*Given instruction:* Drop the pictures and give back word for word the lines from the line holding "Write the D3.js code for this chart." to the line holding "const xTicks = [0, 5, 10, 15, 20, 25, 30];", both included.

*Material:*

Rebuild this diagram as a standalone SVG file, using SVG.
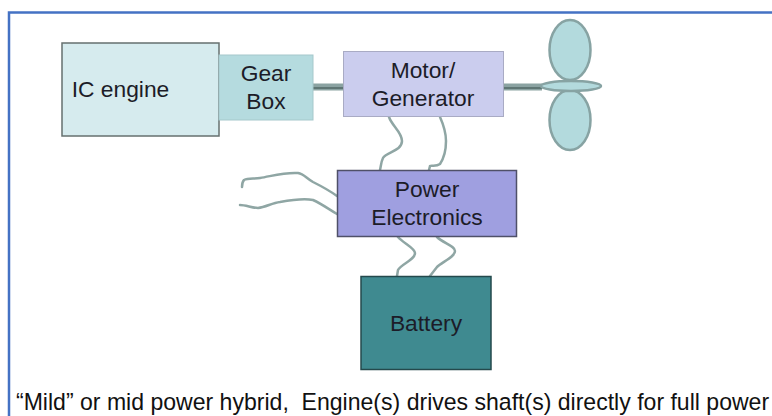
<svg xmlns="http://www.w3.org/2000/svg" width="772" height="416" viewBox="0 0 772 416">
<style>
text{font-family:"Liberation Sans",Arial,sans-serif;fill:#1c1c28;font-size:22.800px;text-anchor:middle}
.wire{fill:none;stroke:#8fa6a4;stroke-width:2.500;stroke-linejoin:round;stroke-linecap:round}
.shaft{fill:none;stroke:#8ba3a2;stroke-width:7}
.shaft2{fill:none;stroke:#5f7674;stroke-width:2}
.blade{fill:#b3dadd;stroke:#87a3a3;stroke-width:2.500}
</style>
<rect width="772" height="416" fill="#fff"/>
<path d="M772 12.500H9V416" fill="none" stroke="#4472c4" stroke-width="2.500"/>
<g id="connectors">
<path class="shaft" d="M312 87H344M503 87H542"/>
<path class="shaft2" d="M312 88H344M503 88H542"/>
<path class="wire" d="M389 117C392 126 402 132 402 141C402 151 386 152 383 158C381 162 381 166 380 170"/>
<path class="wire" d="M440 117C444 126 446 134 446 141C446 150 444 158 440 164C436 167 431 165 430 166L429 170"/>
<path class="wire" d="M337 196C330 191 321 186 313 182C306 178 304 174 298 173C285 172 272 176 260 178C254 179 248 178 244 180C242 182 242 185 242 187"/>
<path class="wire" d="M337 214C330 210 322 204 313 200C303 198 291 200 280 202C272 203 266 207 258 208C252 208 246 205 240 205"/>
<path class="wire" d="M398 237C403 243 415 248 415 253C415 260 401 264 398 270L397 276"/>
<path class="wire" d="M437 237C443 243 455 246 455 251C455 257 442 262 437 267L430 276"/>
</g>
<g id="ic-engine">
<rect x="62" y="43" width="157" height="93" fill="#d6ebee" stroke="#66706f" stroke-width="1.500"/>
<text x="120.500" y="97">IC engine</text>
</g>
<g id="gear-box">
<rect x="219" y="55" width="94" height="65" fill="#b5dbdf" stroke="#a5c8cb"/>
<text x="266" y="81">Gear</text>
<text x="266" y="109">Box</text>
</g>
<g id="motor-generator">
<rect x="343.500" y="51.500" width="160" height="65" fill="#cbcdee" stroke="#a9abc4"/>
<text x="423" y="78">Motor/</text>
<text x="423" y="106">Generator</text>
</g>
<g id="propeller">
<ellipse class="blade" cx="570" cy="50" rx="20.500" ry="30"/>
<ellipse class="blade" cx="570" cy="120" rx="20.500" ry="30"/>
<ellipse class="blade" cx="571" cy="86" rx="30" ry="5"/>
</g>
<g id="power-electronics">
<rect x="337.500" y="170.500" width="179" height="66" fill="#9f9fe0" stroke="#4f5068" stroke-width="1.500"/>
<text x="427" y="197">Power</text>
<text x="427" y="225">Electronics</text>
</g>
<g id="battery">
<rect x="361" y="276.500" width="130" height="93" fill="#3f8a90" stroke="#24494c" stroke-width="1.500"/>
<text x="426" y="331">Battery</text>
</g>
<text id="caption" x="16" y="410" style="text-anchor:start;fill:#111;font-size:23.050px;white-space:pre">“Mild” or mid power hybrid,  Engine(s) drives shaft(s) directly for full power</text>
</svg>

==

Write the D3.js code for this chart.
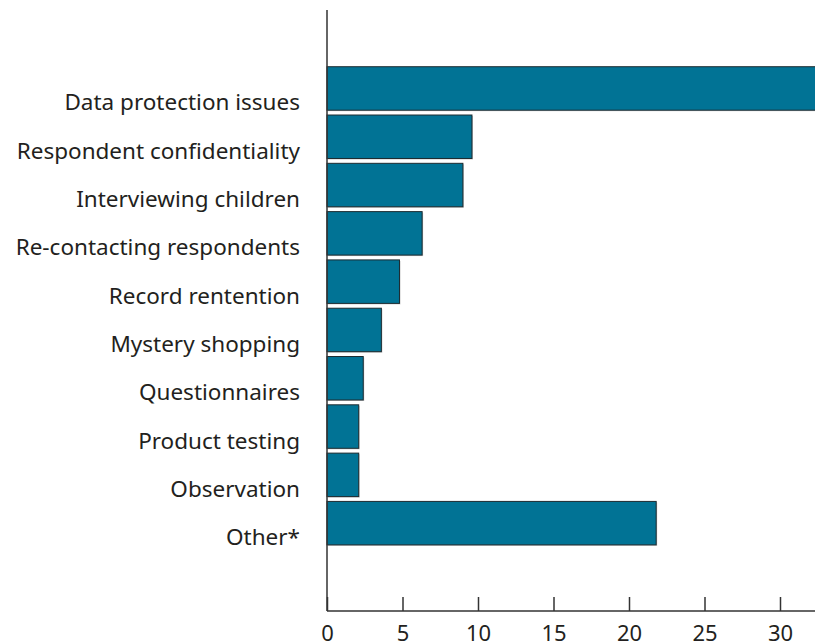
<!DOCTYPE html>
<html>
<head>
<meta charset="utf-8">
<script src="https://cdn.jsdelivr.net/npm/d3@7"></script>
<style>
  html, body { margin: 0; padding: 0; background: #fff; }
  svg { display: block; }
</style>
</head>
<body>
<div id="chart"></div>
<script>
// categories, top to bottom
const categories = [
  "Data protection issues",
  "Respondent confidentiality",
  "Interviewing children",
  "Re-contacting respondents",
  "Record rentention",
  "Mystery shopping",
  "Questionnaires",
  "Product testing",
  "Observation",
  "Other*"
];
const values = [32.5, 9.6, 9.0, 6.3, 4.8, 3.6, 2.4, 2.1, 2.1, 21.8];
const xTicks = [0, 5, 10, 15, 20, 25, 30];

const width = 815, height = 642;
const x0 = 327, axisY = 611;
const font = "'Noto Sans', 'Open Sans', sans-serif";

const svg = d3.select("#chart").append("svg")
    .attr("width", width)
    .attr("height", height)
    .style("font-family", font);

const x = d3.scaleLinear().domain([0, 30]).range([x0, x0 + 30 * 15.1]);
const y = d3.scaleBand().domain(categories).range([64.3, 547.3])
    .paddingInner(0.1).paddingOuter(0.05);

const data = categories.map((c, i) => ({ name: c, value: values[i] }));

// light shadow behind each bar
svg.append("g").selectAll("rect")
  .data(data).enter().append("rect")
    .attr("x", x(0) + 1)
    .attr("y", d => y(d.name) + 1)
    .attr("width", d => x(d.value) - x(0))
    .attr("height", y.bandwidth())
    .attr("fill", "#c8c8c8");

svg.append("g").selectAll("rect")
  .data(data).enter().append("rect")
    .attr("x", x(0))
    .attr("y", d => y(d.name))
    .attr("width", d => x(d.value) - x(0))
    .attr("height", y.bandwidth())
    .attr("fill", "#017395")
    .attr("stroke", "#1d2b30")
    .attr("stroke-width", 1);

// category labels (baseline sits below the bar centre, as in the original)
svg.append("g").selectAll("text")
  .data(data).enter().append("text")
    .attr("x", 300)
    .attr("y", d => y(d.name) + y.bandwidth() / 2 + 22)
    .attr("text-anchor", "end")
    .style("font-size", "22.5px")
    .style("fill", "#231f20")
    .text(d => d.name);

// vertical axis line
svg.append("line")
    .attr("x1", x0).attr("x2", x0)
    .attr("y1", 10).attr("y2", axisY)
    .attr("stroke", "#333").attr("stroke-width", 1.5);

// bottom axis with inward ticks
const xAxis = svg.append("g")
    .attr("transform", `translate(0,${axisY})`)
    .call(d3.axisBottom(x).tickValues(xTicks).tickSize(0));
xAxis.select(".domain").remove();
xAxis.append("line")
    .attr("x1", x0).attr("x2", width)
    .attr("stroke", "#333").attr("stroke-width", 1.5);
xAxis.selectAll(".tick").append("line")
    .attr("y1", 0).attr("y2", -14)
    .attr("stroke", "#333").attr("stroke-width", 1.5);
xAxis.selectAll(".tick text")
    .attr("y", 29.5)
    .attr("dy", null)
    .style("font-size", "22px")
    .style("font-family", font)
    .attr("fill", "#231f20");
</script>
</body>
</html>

--

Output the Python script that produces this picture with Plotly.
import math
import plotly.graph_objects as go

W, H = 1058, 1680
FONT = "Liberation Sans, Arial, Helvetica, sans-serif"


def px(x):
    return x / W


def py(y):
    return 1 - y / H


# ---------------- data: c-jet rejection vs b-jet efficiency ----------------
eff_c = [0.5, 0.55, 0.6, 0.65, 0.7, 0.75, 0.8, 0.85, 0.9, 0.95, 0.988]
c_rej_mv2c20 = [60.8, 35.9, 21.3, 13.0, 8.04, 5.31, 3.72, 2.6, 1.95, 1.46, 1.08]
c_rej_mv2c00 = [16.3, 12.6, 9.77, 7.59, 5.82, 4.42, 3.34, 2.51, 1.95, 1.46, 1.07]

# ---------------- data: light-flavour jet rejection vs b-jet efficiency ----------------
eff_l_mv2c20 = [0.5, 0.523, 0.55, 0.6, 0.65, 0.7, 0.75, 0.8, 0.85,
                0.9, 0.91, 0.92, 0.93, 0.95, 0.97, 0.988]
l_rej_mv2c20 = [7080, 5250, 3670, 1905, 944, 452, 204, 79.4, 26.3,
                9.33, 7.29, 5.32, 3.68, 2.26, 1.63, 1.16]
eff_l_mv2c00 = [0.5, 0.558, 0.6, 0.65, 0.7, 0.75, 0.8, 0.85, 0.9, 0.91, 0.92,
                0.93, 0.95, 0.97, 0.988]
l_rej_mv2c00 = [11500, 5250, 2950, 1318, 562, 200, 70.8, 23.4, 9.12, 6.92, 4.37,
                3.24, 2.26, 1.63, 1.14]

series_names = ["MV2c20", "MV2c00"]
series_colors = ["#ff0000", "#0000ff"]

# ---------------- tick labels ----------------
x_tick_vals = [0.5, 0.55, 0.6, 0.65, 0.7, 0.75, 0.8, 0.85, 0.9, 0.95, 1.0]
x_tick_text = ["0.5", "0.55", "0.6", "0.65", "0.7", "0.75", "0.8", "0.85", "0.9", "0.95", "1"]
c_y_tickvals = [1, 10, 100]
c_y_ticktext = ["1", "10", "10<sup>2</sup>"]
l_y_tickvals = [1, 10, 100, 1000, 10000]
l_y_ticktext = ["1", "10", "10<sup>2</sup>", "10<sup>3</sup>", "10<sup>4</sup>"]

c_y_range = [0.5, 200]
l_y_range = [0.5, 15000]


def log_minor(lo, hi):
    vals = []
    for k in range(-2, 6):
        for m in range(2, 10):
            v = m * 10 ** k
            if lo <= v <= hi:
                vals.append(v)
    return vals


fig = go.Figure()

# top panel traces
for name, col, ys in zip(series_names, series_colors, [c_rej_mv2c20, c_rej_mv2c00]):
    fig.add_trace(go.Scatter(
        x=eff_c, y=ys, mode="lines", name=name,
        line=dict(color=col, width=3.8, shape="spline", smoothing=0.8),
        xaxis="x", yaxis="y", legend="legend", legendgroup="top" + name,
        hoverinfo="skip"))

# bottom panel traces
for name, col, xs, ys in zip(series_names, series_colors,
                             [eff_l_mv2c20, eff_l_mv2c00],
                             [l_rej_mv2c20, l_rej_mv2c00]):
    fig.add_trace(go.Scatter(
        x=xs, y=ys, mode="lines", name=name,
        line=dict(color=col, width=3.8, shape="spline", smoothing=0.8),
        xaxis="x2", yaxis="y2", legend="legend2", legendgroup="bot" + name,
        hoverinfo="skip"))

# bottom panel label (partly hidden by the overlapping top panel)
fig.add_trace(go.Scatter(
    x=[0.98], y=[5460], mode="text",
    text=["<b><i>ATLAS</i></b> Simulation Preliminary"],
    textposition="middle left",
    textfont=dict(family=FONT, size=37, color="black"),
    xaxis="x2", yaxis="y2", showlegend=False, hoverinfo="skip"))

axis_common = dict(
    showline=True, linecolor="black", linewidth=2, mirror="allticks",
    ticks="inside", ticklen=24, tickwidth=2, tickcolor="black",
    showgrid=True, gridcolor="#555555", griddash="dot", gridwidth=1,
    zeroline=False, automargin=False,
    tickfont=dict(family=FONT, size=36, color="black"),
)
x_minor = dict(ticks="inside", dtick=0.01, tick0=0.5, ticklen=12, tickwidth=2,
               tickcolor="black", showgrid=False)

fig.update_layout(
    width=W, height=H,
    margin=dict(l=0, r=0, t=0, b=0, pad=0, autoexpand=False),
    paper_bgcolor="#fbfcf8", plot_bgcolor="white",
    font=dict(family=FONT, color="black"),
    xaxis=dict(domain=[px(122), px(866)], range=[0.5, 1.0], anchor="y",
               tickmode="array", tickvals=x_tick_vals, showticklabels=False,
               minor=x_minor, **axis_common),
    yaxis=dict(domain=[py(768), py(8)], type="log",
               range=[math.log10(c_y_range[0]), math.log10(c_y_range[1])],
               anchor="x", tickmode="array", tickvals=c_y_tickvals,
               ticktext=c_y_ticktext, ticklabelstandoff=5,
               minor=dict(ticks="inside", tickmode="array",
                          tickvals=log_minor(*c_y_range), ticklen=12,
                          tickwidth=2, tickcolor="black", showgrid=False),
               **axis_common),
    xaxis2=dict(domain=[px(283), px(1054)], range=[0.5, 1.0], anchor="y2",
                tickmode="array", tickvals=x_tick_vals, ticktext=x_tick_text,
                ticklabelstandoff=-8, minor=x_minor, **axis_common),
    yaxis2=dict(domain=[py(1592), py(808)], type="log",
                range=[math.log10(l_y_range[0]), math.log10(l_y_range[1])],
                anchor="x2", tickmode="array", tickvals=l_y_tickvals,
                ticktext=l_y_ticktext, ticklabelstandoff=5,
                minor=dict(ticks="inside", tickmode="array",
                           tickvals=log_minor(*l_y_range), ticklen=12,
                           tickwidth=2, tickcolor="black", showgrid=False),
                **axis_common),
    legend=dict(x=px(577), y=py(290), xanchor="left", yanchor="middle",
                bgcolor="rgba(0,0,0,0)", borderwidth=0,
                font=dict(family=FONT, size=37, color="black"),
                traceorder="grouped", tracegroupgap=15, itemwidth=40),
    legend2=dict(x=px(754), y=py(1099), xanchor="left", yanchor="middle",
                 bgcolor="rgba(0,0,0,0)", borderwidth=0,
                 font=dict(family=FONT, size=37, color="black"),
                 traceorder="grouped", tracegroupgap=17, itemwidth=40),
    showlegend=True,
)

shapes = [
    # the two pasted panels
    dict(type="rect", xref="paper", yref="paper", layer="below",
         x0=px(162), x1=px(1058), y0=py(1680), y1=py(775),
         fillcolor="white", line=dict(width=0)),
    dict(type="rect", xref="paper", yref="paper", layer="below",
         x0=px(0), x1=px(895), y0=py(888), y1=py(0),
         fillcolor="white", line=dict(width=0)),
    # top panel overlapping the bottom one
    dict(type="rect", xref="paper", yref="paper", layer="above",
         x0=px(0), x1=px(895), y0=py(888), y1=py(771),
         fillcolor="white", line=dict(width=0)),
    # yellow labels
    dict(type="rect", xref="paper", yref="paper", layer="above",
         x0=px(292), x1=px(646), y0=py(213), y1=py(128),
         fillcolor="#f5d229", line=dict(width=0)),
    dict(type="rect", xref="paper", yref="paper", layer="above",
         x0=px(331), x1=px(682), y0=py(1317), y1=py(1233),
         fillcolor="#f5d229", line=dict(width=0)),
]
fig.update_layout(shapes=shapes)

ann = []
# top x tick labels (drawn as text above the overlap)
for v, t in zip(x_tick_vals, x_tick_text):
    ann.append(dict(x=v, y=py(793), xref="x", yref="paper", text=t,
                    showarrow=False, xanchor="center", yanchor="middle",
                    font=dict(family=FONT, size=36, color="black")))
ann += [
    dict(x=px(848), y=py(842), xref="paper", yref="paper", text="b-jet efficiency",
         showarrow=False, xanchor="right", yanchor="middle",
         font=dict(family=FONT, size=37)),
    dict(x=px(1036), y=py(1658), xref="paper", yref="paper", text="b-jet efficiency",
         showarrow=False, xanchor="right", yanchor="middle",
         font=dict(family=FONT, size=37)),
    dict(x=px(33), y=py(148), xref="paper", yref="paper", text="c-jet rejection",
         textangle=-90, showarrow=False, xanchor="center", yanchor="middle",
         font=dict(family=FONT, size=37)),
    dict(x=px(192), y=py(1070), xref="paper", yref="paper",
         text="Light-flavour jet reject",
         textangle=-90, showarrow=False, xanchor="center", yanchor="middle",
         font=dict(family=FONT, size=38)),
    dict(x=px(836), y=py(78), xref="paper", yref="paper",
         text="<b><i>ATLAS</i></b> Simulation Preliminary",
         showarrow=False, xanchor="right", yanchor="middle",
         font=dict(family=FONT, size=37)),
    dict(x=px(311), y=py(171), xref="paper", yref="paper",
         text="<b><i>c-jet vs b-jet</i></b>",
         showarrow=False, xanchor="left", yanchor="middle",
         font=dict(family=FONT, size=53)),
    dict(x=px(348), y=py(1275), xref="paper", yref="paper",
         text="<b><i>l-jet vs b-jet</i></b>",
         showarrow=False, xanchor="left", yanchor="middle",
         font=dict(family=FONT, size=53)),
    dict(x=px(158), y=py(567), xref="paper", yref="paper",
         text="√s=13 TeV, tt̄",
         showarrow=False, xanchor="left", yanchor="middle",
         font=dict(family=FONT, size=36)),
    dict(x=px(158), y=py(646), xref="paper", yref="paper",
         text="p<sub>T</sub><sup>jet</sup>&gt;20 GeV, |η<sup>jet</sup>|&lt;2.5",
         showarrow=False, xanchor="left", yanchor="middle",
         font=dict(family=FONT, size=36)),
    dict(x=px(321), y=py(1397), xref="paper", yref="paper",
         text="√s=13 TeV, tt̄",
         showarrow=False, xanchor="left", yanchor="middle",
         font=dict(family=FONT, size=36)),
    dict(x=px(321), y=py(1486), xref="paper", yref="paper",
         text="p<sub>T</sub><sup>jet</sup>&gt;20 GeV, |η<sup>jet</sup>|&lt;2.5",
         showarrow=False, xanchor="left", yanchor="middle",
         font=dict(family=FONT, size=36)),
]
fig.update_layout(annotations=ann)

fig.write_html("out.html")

*Result for this task:*
Write the D3.js code for this chart.
<!DOCTYPE html>
<html>
<head>
<meta charset="utf-8">
<script src="https://cdn.jsdelivr.net/npm/d3@7"></script>
<style>
  html, body { margin: 0; padding: 0; background: #fff; }
  svg { display: block; }
</style>
</head>
<body>
<div id="chart"></div>
<script>
// categories, top to bottom
const categories = [
  "Data protection issues",
  "Respondent confidentiality",
  "Interviewing children",
  "Re-contacting respondents",
  "Record rentention",
  "Mystery shopping",
  "Questionnaires",
  "Product testing",
  "Observation",
  "Other*"
];
const values = [32.5, 9.6, 9.0, 6.3, 4.8, 3.6, 2.4, 2.1, 2.1, 21.8];
const xTicks = [0, 5, 10, 15, 20, 25, 30];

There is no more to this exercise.